By JOHN DELL
Inquirer Staff Writer
Unmindful of a struggle for control raging in their front office, the Wings continued their drive toward the National Lacrosse League’s first pennant with a 15-14 victory over the Toronto Tomahawks Friday night at the Spectrum.
As Ed Tepper, the team’s chairman of the board, moved to take over full control from his 50-50 partner, Dave Natale, the club president, the Wings widened their first-place margin over the Rochester Griffins to seven points.
The Wings have four games left, all at home. Rochester has eight games remaining.
“I would assume full control,” Tepper said of negotiations that are now being finalized.
Natale, a Media lawyer and long-time friend and 1959 classmate of Tepper, got up the money to buy the franchise when the league was organized last winter. Judge Don Orlowski, of the Delaware County Common Pleas Court, became a one-quarter partner in the deal.
Tepper, a former Wynnewood builder and developer, now is moving to buy out Natale and Orlowski for a reported quarter-million dollars. Tepper’s father, Dr. Maurice Tepper of Wynnewood, who first refused to invest in the team, reportedly now is ready to come in on the deal.
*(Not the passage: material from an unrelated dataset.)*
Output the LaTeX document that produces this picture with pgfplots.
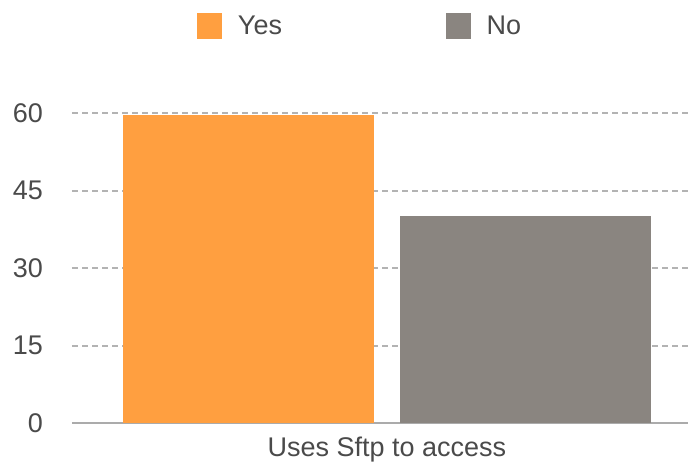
\documentclass[border=0pt]{standalone}
\usepackage{fontspec}
\setmainfont{Liberation Sans}
\usepackage{pgfplots}
\pgfplotsset{compat=1.18}
\definecolor{yesorange}{HTML}{FF9F40}
\definecolor{nogrey}{HTML}{8A8580}
\definecolor{txt}{HTML}{4A4A4A}
\definecolor{gridc}{HTML}{B3B3B3}
\definecolor{axisc}{HTML}{ABABAB}
\newcommand{\chartfont}{\fontsize{27}{31}\selectfont}
\begin{document}
\begin{tikzpicture}[x=1pt,y=1pt]
\begin{axis}[
  at={(72pt,-423pt)}, anchor=south west,
  scale only axis, width=616pt, height=310pt,
  xmin=-0.5, xmax=0.478, ymin=0, ymax=60,
  /pgf/number format/assume math mode=true,
  axis line style={draw=none},
  major tick length=0pt,
  ytick={15,30,45,60},
  extra y ticks={0},
  extra y tick style={grid style={solid, draw=axisc, line width=2pt}},
  ymajorgrids,
  grid style={draw=gridc, line width=2pt, dash pattern=on 6pt off 4pt},
  xtick={0}, xticklabels={Uses Sftp to access},
  tick label style={font=\chartfont, text=txt},
  yticklabel style={anchor=east, inner sep=0pt, xshift=-29pt},
  xticklabel style={anchor=north, inner sep=0pt, yshift=-14pt},
  ybar, bar width=0.398,
  legend columns=2,
  legend style={at={(rel axis cs:0.2029,1.3226)}, anchor=north west,
    draw=none, fill=none, inner sep=0pt, outer sep=0pt,
    font=\chartfont, text=txt, nodes={inner sep=0pt},
    /tikz/every odd column/.append style={column sep=16pt},
    /tikz/every even column/.append style={column sep=163.5pt}},
  legend cell align=left,
  legend image code/.code={\fill[#1] (0pt,-13pt) rectangle (25pt,13pt);},
]
\addplot[fill=yesorange, draw=none, bar shift=-0.22] coordinates {(0,59.6)};
\addlegendentry{Yes}
\addplot[fill=nogrey, draw=none, bar shift=0.22] coordinates {(0,40)};
\addlegendentry{No}
\end{axis}
\pgfresetboundingbox
\path[use as bounding box] (0,0) rectangle (688,-463);
\end{tikzpicture}
\end{document}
The Wings, whom their backers expected to lose money for a season or two, have been an instant success. They went into the season with $300,000 in season ticket sales and have a chance to show a slight profit for their first season.
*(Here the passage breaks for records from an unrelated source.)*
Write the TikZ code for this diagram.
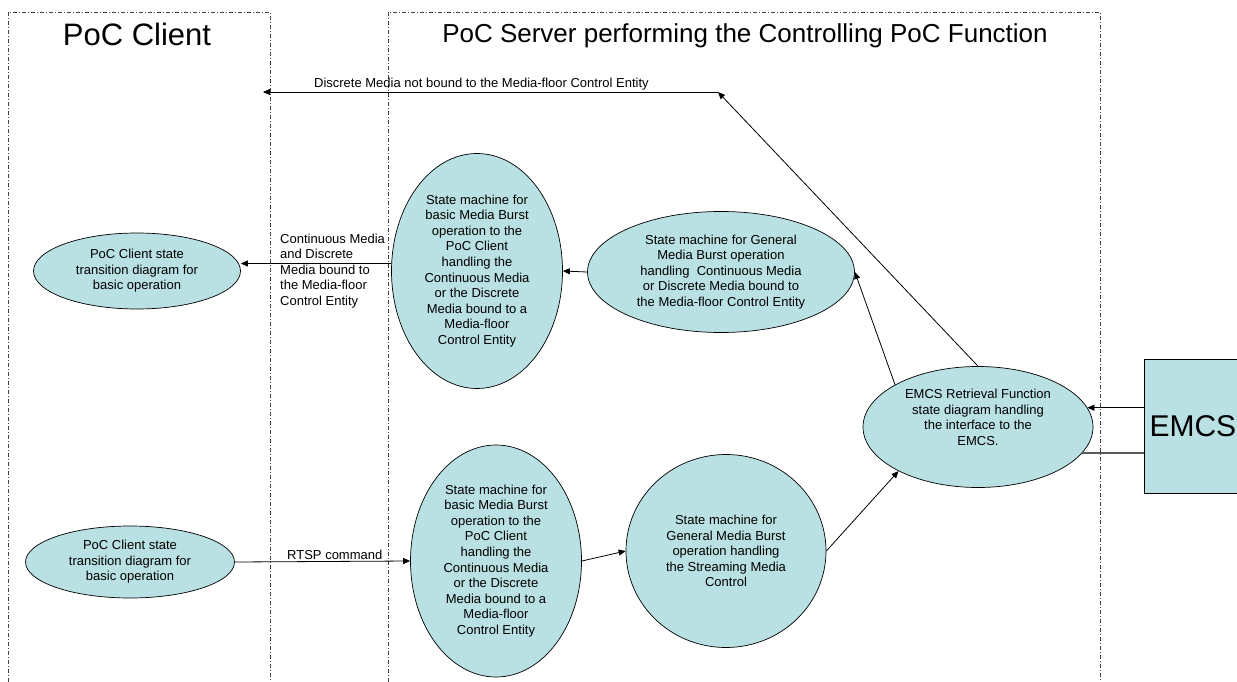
\documentclass[tikz,border=0pt]{standalone}
\usepackage{fontspec}
\setmainfont{Liberation Sans}
\usetikzlibrary{shapes.geometric,arrows.meta}
\definecolor{pocblue}{RGB}{185,224,227}
\newcommand\txt{\fontsize{13}{15.6}\selectfont}
\newcommand\bigtxt{\fontsize{30}{36}\selectfont}

\begin{document}
\begin{tikzpicture}[
      x=1pt, y=-1pt,
      blob/.style = {
        ellipse,
        draw=black,
        line width=0.7pt,
        fill=pocblue,
        inner sep=0pt,
        align=center,
        font=\txt,
      },
      arr/.style = {
        draw=black,
        line width=0.8pt,
        -{Triangle[length=7pt,width=6pt]},
      },
      lane/.style = {
        draw=black!75,
        line width=0.7pt,
        dash pattern=on 4pt off 2pt on 1pt off 2pt,
      },
      lbl/.style = {
        font=\txt,
        inner sep=1pt,
      },
    ]
      \useasboundingbox (0, 0) rectangle (1237, 682);
      % swim lanes
      \draw[lane] (8, 682) -- (8, 12) -- (270, 12) -- (270, 682);
      \draw[lane] (388, 682) -- (388, 12) -- (1100, 12) -- (1100, 682);
      \node[anchor=base, font=\fontsize{31}{37}\selectfont] (clienttitle) at (137, 46) {PoC Client};
      \node[anchor=base, font=\fontsize{26}{31}\selectfont] (servertitle) at (745, 43) {PoC Server performing the Controlling PoC Function};

      % state machines
      \node[blob, minimum width=207, minimum height=76] (C1) at (137, 271) {PoC Client state\\transition diagram for\\basic operation};
      \node[blob, minimum width=171, minimum height=235] (M1) at (477, 271) {State machine for\\basic Media Burst\\operation to the\\PoC Client\\handling the\\Continuous Media\\or the Discrete\\Media bound to a\\Media-floor\\Control Entity};
      \node[blob, minimum width=267, minimum height=121] (M2) at (721, 272) {State machine for General\\Media Burst operation\\handling\ \ Continuous Media\\or Discrete Media bound to\\the Media-floor Control Entity};
      \node[blob, minimum width=230, minimum height=121] (E) at (978, 427) {EMCS Retrieval Function\\state diagram handling\\the interface to the\\EMCS.\\[4pt]};
      \node[blob, minimum width=209, minimum height=72] (C2) at (130, 562) {PoC Client state\\transition diagram for\\basic operation};
      \node[blob, minimum width=171, minimum height=232] (M3) at (496, 561) {State machine for\\basic Media Burst\\operation to the\\PoC Client\\handling the\\Continuous Media\\or the Discrete\\Media bound to a\\Media-floor\\Control Entity};
      \node[blob, minimum width=200, minimum height=193] (S) at (726, 551) {State machine for\\General Media Burst\\operation handling\\the Streaming Media\\Control};
      \node[draw=black, line width=0.7pt, fill=pocblue, minimum width=97, minimum height=134, inner sep=0pt, font=\bigtxt, anchor=west] (emcs) at (1144, 426) {EMCS};

      % connectors
      \coordinate (bend) at (718, 92);
      \coordinate (discend) at (263, 92);
      \draw[arr] (E.north) -- (bend);
      \draw[arr] (bend) -- node[lbl, above, pos=0.52] {Discrete Media not bound to the Media-floor Control Entity} (discend);
      \draw[arr] (M1.175) -- (M1.175 -| C1.east);
      \node[lbl, anchor=west, align=left] (contlbl) at (279, 271) {Continuous Media\\and Discrete\\Media bound to\\the Media-floor\\Control Entity};
      \draw[arr] (M2.west) -- (M1.east);
      \draw[arr] (E.153) -- (M2.east);
      \draw[arr] (emcs.west |- E.10) -- (E.10);
      \draw[line width=1.1pt, draw=black!65] (E.-14) -- (E.-14 -| emcs.west);
      \draw[arr] (C2.east) -- node[lbl, above, pos=0.57] {RTSP command} (M3.west);
      \draw[arr] (M3.east) -- (S.west);
      \draw[arr] (S.east) -- (E.209);
    \end{tikzpicture}
\end{document}
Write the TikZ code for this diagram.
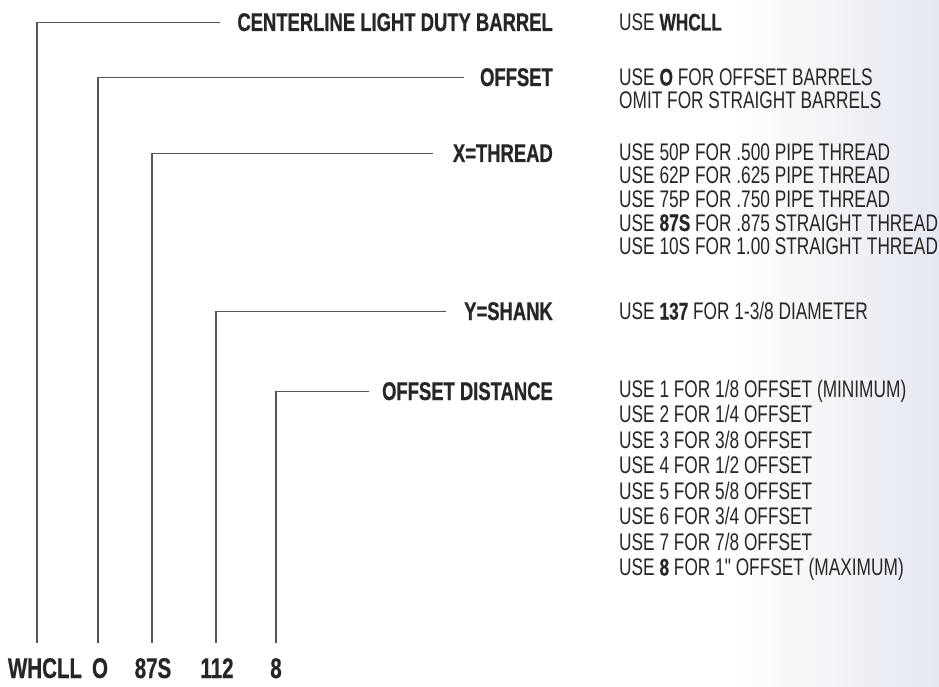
\documentclass[tikz,border=0pt]{standalone}
\usepackage{fontspec}
\newfontfamily\cond[FakeStretch=0.72, BoldFeatures={FakeBold=0.6}]{Liberation Sans}
\definecolor{ink}{HTML}{262626}
\definecolor{rulec}{HTML}{555555}
\definecolor{edgec}{RGB}{228,232,239}
\begin{document}
\begin{tikzpicture}[x=1pt,y=-1pt,
  hdr/.style={anchor=base east, inner sep=0pt, font=\cond\bfseries\fontsize{25.6}{25.6}\selectfont, text=ink},
  desc/.style={anchor=base west, inner sep=0pt, font=\cond\fontsize{24}{24}\selectfont, text=ink},
  code/.style={anchor=base, inner sep=0pt, font=\cond\bfseries\fontsize{28.5}{28.5}\selectfont, text=ink},
  conn/.style={draw=rulec, line width=1.1pt}]
\fill[white] (0,0) rectangle (939,687);
\shade[left color=white, right color=edgec] (730,0) rectangle (939,687);
\useasboundingbox (0,0) rectangle (939,687);

% headers
\node[hdr] (h1) at (553,31) {CENTERLINE LIGHT DUTY BARREL};
\node[hdr] (h2) at (553,86) {OFFSET};
\node[hdr] (h3) at (553,162) {X=THREAD};
\node[hdr] (h4) at (553,320) {Y=SHANK};
\node[hdr] (h5) at (553,400) {OFFSET DISTANCE};

% descriptions
\node[desc] (d1) at (619,30.5) {USE \textbf{WHCLL}};
\node[desc] (d2) at (619,85.5) {USE \textbf{O} FOR OFFSET BARRELS};
\node[desc] (d3) at (619,108.5) {OMIT FOR STRAIGHT BARRELS};
\node[desc] (d4) at (619,160.5) {USE 50P FOR .500 PIPE THREAD};
\node[desc] (d5) at (619,184) {USE 62P FOR .625 PIPE THREAD};
\node[desc] (d6) at (619,207.5) {USE 75P FOR .750 PIPE THREAD};
\node[desc] (d7) at (619,231) {USE \textbf{87S} FOR .875 STRAIGHT THREAD};
\node[desc] (d8) at (619,254.5) {USE 10S FOR 1.00 STRAIGHT THREAD};
\node[desc] (d9) at (619,319.5) {USE \textbf{137} FOR 1-3/8 DIAMETER};
\node[desc] (e1) at (619,397) {USE 1 FOR 1/8 OFFSET (MINIMUM)};
\node[desc] (e2) at (619,422.5) {USE 2 FOR 1/4 OFFSET};
\node[desc] (e3) at (619,448) {USE 3 FOR 3/8 OFFSET};
\node[desc] (e4) at (619,473.5) {USE 4 FOR 1/2 OFFSET};
\node[desc] (e5) at (619,499) {USE 5 FOR 5/8 OFFSET};
\node[desc] (e6) at (619,524.5) {USE 6 FOR 3/4 OFFSET};
\node[desc] (e7) at (619,550) {USE 7 FOR 7/8 OFFSET};
\node[desc] (e8) at (619,575.5) {USE \textbf{8} FOR 1" OFFSET (MAXIMUM)};

% code parts
\node[code] (c1) at (45,678) {WHCLL};
\node[code] (c2) at (100,678) {O};
\node[code] (c3) at (153,678) {87S};
\node[code] (c4) at (217,678) {112};
\node[code] (c5) at (276,678) {8};

\coordinate (v1) at (37,643);
\coordinate (v2) at (98,643);
\coordinate (v3) at (152,643);
\coordinate (v4) at (216,643);
\coordinate (v5) at (276,643);

\draw[conn] ([xshift=-17pt,yshift=8.5pt]h1.base west) -| (v1);
\draw[conn] ([xshift=-16pt,yshift=8.5pt]h2.base west) -| (v2);
\draw[conn] ([xshift=-20pt,yshift=8.5pt]h3.base west) -| (v3);
\draw[conn] ([xshift=-18pt,yshift=8.5pt]h4.base west) -| (v4);
\draw[conn] ([xshift=-13pt,yshift=8.5pt]h5.base west) -| (v5);
\end{tikzpicture}
\end{document}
Even so, they reportedly have been having some financial difficulties recently and were looking for a quick infusion of operating money.
But management has announced a total attendance of 144,723 for 16 home games, with playoff money still to be earned, giving hope for a profitable year.
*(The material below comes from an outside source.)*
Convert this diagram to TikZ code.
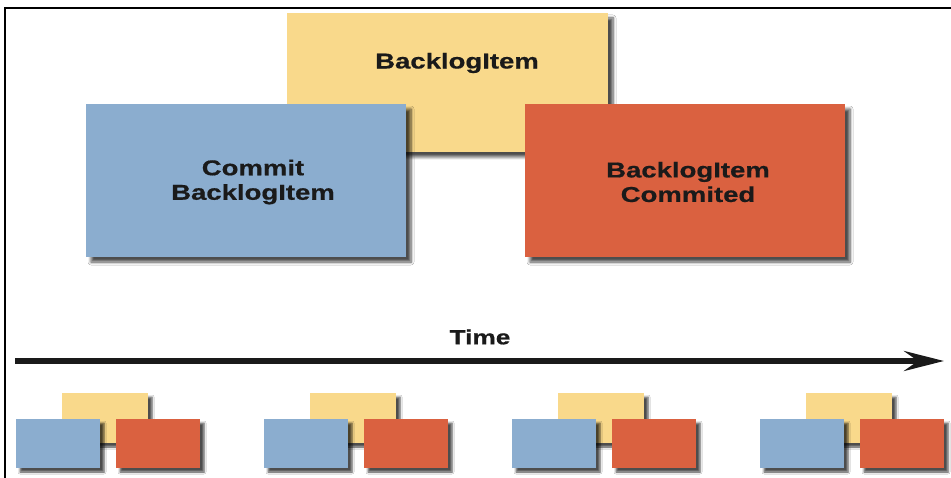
\documentclass[tikz,border=0pt]{standalone}
\usepackage{fontspec}
\setmainfont{Liberation Sans}
\newfontfamily\labelfont{Liberation Sans}[FakeStretch=1.28,FakeBold=0.6]
\usetikzlibrary{arrows.meta,shadows.blur}
\definecolor{itemyellow}{HTML}{F9D98B}
\definecolor{commitblue}{HTML}{8BADCF}
\definecolor{doneorange}{HTML}{DA6140}
\definecolor{ink}{HTML}{1A1A1A}
\tikzset{
  cardtext/.style={text=ink, align=center,
    font=\labelfont\bfseries\fontsize{21.5}{24.5}\selectfont},
  card/.style={rectangle, inner sep=0pt, outer sep=0pt, anchor=north west,
    blur shadow={shadow xshift=5pt, shadow yshift=-5pt, shadow blur steps=6,
      shadow blur radius=3pt, shadow opacity=70}},
  minicard/.style={rectangle, inner sep=0pt, outer sep=0pt, anchor=north west,
    minimum width=84pt, minimum height=49pt,
    blur shadow={shadow xshift=4pt, shadow yshift=-4pt, shadow blur steps=5,
      shadow blur radius=2pt, shadow opacity=70}},
  frame/.style={line width=2.5pt, draw=black},
  timeline/.style={line width=5.5pt, draw=ink,
    -{Stealth[length=40pt, width=20pt, inset=14pt]}}
}
\begin{document}
\begin{tikzpicture}[x=1pt, y=-1pt]
  \useasboundingbox (0,0) rectangle (951,478);
  \fill[white] (0,0) rectangle (951,478);

  % frame along the top and left edges
  \draw[frame] (951,8) -- (5,8) -- (5,478);

  % the three events
  \node[card, fill=itemyellow, minimum width=321pt, minimum height=139pt] (item) at (287,13) {};
  \node[cardtext] (itemlabel) at (457,63) {BacklogItem};
  \node[card, fill=commitblue, minimum width=320pt, minimum height=153pt] (commit) at (86,104) {};
  \node[cardtext] (commitlabel) at (253,182) {Commit\\BacklogItem};
  \node[card, fill=doneorange, minimum width=320pt, minimum height=153pt] (committed) at (525,104) {};
  \node[cardtext] (committedlabel) at (688,182) {BacklogItem\\Commited};

  % time axis
  \node[cardtext, font=\labelfont\bfseries\fontsize{20.5}{24}\selectfont] (timelabel) at (480,337) {Time};
  \coordinate (tstart) at (15,361);
  \coordinate (tend) at (944,361);
  \draw[timeline] (tstart) -- (tend);

  % repeated event triples along the axis
  \foreach \i in {0,1,2,3}{
    \pgfmathsetmacro{\dx}{248*\i}
    \node[minicard, fill=itemyellow, minimum height=50pt, minimum width=86pt] (y\i) at (62+\dx,393) {};
    \node[minicard, fill=commitblue] (b\i) at (16+\dx,419) {};
    \node[minicard, fill=doneorange] (r\i) at (116+\dx,419) {};
  }
\end{tikzpicture}
\end{document}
Friday 8,234 saw Jim Hinkson, who started the season with Toronto, score four goals against his old teammates.
It’s not surprising that Hinkson knows how to go about playing lacrosse. He wrote a book, “Box Lacrosse—the Fastest Game on Two Feet.” He wrote the book because he believed it had to be done.
“There was no book on box lacrosse,” the 31-year-old Windsor physical education teacher noticed and buckled down to his typewriter.
Paul Jones didn’t say whether he read Hinkson’s book, but the little-used sub forward acted as if he had memorized it page by page.
Jones—like goalie Wayne Platt a Peterborough, Ont., mail carrier—delivered the goal that broke a 12-12 tie and gave the Wings the lead for keeps in an intense game. It was his second score of the season.